:: Given information ::
################

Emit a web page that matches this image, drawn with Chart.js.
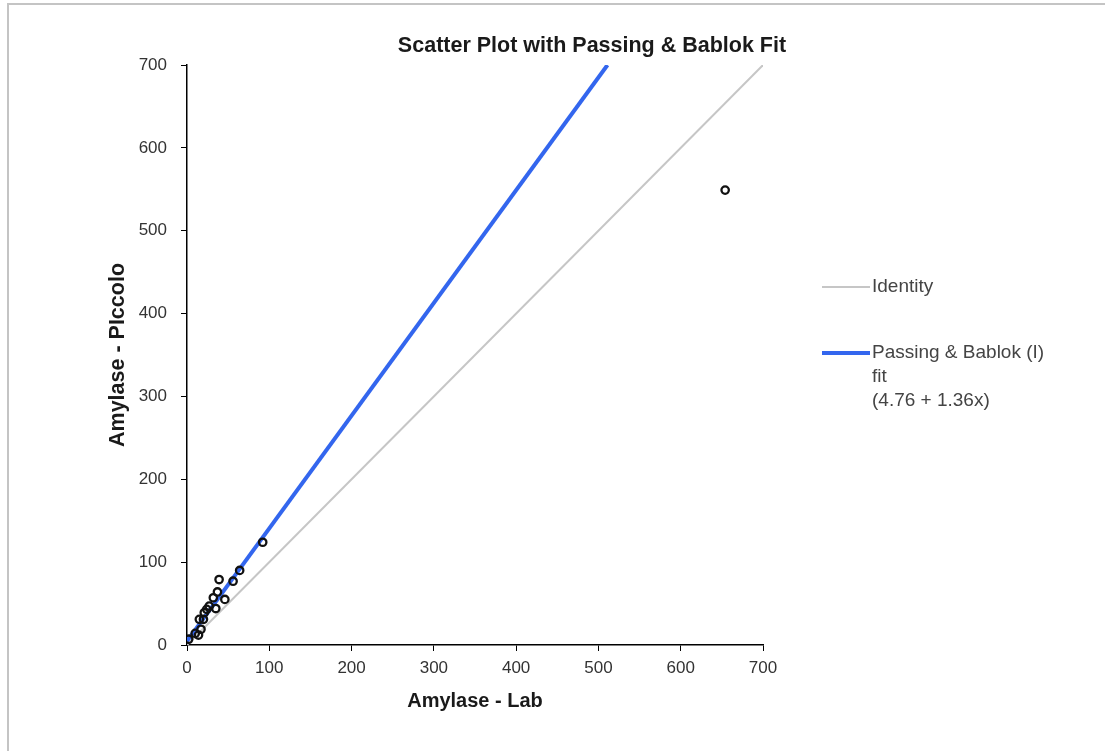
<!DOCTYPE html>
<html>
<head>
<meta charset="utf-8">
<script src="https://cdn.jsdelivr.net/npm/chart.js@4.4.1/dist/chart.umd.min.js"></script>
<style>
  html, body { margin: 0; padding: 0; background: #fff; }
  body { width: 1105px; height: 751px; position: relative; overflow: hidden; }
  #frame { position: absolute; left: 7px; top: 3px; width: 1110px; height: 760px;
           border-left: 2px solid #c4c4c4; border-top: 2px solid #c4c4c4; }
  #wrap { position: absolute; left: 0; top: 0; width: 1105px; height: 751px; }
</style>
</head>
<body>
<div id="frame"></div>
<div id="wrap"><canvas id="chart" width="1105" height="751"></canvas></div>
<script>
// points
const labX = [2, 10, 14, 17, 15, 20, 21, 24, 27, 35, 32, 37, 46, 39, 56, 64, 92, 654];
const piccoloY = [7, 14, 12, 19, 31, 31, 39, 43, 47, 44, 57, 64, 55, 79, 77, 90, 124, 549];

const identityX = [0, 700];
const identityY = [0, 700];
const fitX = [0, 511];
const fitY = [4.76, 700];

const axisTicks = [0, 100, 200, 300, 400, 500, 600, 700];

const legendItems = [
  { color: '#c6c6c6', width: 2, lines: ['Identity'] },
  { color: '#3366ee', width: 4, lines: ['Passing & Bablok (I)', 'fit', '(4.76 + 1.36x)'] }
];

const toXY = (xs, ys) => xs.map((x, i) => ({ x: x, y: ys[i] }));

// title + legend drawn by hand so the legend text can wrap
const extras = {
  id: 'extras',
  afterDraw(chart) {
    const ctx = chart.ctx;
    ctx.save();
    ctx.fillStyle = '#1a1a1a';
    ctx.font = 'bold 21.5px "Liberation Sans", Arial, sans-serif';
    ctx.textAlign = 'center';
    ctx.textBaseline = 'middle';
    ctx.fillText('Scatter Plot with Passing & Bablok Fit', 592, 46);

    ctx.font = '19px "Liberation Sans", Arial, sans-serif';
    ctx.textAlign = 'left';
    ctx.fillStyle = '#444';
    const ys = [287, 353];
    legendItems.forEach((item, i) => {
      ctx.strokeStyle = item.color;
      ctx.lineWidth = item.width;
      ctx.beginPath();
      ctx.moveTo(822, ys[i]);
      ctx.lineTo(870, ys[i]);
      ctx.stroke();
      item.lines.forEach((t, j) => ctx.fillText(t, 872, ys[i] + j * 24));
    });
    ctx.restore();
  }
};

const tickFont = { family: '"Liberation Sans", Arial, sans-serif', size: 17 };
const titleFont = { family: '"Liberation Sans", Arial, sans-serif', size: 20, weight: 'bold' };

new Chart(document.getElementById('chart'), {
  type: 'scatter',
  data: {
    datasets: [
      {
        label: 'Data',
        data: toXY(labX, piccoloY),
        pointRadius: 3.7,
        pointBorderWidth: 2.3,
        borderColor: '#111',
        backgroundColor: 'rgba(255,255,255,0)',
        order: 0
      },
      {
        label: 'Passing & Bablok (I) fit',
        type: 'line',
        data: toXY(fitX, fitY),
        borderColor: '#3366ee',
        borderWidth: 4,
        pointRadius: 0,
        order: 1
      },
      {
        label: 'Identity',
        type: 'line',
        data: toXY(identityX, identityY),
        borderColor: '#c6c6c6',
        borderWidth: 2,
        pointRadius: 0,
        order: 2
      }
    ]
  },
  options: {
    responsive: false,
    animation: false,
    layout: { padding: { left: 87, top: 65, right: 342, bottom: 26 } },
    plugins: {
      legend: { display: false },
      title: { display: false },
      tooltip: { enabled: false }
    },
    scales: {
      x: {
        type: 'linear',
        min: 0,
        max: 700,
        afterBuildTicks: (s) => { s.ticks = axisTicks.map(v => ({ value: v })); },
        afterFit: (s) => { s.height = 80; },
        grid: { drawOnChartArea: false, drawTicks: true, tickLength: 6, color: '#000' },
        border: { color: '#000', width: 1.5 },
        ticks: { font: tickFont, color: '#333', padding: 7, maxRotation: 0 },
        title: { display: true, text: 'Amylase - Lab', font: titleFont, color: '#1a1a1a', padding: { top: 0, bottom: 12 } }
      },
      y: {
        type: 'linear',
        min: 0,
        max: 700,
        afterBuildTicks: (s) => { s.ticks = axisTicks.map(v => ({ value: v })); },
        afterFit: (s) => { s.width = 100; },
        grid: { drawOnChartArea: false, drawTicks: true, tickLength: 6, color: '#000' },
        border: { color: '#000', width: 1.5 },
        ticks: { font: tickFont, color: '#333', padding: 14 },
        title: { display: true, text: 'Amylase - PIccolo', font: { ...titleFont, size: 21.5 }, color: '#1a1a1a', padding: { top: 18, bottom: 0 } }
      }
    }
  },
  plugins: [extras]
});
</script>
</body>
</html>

################

:: What to do ::
Everything from the first line to the line with "const fitY = [4.76, 700];" must be repeated exactly, and nothing else. Leave the pictures out.

:: Solution to this exercise ::
Emit a web page that matches this image, drawn with Chart.js.
<!DOCTYPE html>
<html>
<head>
<meta charset="utf-8">
<script src="https://cdn.jsdelivr.net/npm/chart.js@4.4.1/dist/chart.umd.min.js"></script>
<style>
  html, body { margin: 0; padding: 0; background: #fff; }
  body { width: 1105px; height: 751px; position: relative; overflow: hidden; }
  #frame { position: absolute; left: 7px; top: 3px; width: 1110px; height: 760px;
           border-left: 2px solid #c4c4c4; border-top: 2px solid #c4c4c4; }
  #wrap { position: absolute; left: 0; top: 0; width: 1105px; height: 751px; }
</style>
</head>
<body>
<div id="frame"></div>
<div id="wrap"><canvas id="chart" width="1105" height="751"></canvas></div>
<script>
// points
const labX = [2, 10, 14, 17, 15, 20, 21, 24, 27, 35, 32, 37, 46, 39, 56, 64, 92, 654];
const piccoloY = [7, 14, 12, 19, 31, 31, 39, 43, 47, 44, 57, 64, 55, 79, 77, 90, 124, 549];

const identityX = [0, 700];
const identityY = [0, 700];
const fitX = [0, 511];
const fitY = [4.76, 700];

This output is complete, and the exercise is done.